#### Stored items

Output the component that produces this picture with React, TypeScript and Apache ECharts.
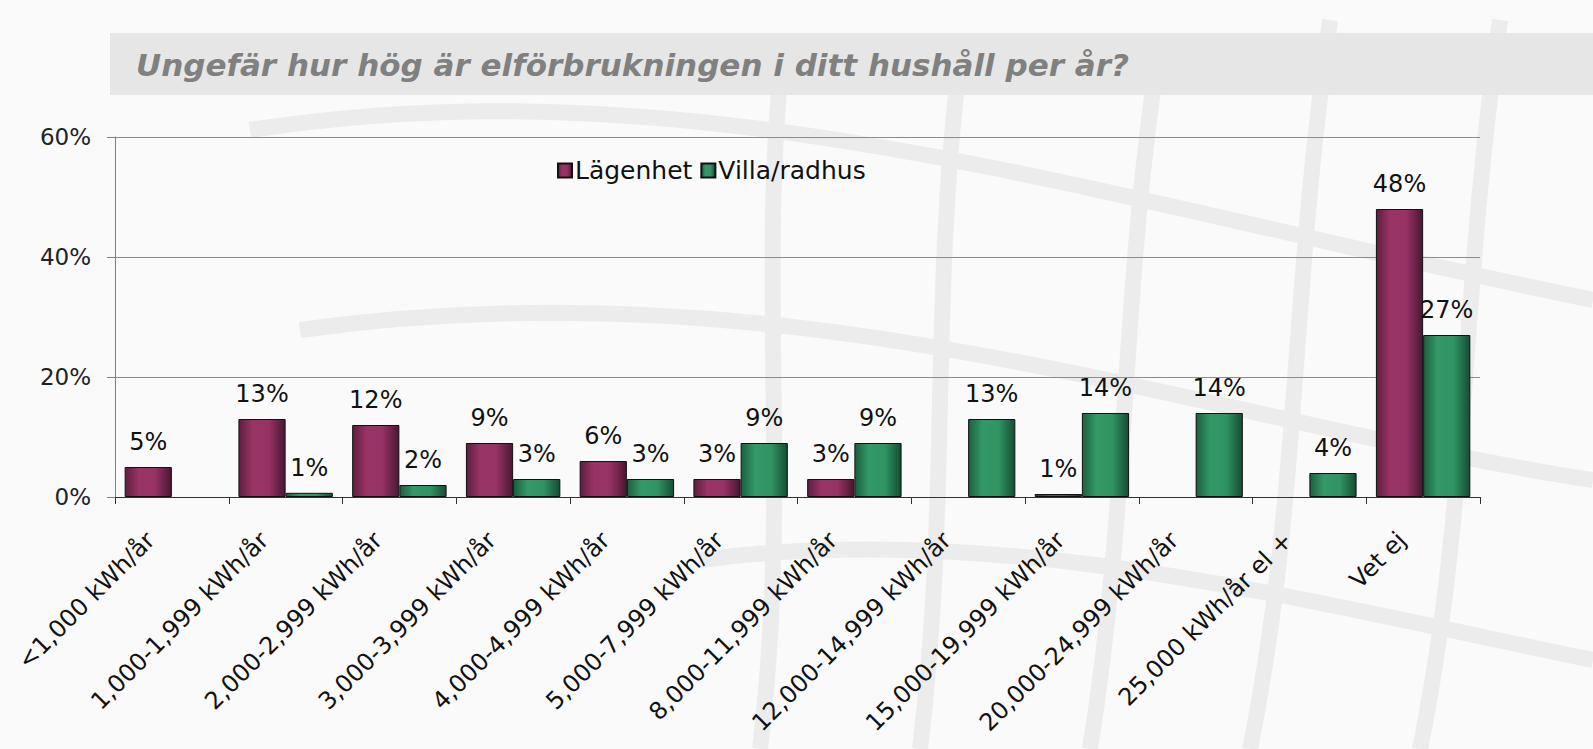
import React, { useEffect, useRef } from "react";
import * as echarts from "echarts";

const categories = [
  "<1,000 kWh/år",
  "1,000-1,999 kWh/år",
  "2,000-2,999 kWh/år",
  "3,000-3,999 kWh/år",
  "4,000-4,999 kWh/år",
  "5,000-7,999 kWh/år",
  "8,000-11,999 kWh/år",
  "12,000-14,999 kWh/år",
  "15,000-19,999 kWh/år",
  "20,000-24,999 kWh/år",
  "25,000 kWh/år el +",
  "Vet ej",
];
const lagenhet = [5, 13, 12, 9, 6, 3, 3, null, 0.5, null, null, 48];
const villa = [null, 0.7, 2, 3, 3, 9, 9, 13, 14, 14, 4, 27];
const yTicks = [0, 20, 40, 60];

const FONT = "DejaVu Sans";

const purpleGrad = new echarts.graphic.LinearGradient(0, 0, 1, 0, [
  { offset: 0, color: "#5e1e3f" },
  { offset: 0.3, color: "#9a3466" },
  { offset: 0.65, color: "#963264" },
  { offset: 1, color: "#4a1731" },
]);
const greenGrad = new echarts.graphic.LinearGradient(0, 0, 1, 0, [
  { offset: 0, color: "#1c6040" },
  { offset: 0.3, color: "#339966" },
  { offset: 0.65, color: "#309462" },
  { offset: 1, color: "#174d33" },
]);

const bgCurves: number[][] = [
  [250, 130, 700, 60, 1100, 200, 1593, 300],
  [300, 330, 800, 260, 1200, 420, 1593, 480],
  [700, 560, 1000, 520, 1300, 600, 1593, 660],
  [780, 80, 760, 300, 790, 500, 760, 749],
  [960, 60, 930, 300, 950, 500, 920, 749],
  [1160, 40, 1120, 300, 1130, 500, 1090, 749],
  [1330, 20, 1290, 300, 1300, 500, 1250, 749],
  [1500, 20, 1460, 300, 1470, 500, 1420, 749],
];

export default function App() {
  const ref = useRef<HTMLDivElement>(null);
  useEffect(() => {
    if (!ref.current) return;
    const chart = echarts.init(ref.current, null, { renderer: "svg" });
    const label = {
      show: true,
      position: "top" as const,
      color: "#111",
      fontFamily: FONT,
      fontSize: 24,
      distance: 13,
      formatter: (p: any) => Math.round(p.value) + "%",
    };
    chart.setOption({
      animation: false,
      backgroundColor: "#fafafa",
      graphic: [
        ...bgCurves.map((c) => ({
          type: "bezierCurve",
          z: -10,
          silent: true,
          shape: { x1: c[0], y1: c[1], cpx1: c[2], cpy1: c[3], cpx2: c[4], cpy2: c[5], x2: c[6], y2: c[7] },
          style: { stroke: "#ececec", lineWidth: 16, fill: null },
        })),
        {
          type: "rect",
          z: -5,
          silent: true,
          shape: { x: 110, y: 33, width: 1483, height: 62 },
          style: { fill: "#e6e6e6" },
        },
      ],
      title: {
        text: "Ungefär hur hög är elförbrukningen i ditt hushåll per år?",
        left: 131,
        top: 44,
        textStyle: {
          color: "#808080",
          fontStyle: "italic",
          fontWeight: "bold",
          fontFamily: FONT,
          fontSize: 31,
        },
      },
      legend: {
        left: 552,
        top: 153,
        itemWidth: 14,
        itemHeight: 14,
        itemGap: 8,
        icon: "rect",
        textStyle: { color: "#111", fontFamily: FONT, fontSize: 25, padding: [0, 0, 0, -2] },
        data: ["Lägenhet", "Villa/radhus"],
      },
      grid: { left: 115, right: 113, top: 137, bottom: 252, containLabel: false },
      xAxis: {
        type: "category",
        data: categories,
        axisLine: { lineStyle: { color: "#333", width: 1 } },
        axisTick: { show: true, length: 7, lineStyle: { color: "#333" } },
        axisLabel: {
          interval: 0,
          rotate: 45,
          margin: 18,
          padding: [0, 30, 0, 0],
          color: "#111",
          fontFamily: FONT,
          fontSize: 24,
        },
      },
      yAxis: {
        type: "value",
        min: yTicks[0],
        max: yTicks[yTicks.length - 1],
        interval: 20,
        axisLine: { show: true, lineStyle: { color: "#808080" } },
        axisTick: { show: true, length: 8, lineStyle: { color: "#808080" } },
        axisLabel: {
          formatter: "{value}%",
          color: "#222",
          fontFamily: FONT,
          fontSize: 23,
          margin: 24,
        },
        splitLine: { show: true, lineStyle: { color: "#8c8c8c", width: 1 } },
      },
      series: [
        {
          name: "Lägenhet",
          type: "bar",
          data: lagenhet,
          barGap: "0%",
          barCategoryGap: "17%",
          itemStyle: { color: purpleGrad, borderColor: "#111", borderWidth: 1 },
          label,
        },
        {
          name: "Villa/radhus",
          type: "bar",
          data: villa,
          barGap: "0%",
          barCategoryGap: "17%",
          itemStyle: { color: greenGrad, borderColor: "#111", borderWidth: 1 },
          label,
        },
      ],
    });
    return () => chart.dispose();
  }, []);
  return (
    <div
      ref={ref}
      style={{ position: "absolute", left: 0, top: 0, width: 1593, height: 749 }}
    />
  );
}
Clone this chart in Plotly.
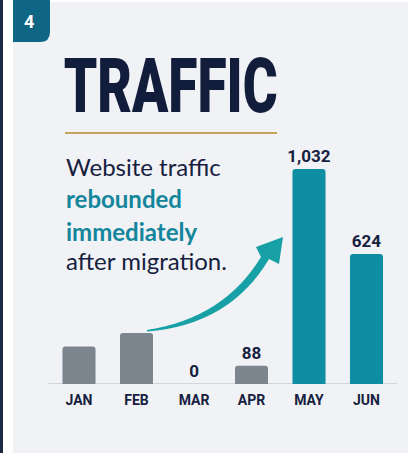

#### DIRECTIONS FOR THIS TASK
Provide the count, and nothing else, of lines in the data above where the word "React" occurs.

#### REPLY
2